Etonnant, car l'expression « au long cours » évoque traditionnellement la mer … qui n'est pas le terrain de jeu habituel du célèbre fantassin et que les neuf parutions précédentes de cette collection manquent de marins et d'aviateurs (quand les rejoindront les Amiraux Darlan, Dönitz ou Nimitz ?).

Etonnant, mais finalement logique, car cette synthèse, qui se défend d'être une biographie, se focalise sur ses ambitions, ses anticipations et ses décisions, et, après avoir évoqué rapidement (50 pages) la formation, la grande guerre, la captivité et la campagne de Pologne du capitaine De Gaulle, analyse ses théories, ses livres, ses conférences à l'Ecole de Guerre et son long murissement de 1920 à 1940.

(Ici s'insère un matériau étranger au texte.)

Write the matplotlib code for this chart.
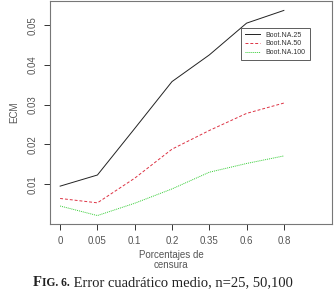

Au printemps 1940, le Colonel mène son régiment à la bataille de Montcornet, puis le Général, à titre provisoire, entre au Gouvernement de Paul Reynaud, avant de rejoindre Londres le jour où le Maréchal Pétain devient chef du gouvernement en demande l'armistice. Commence alors l'épopée de la France Libre et l'auteur analyse finement (200 pages) le parcours semé d'embuches de l'été 1940 à l'été 1943, où, à Alger, De Gaulle devient le chef incontesté qui l'été suivant entre à Paris et prend la tête de l'état après s'être imposé sur le front intérieur et sur le front international face à un Roosevelt méfiant et réticent.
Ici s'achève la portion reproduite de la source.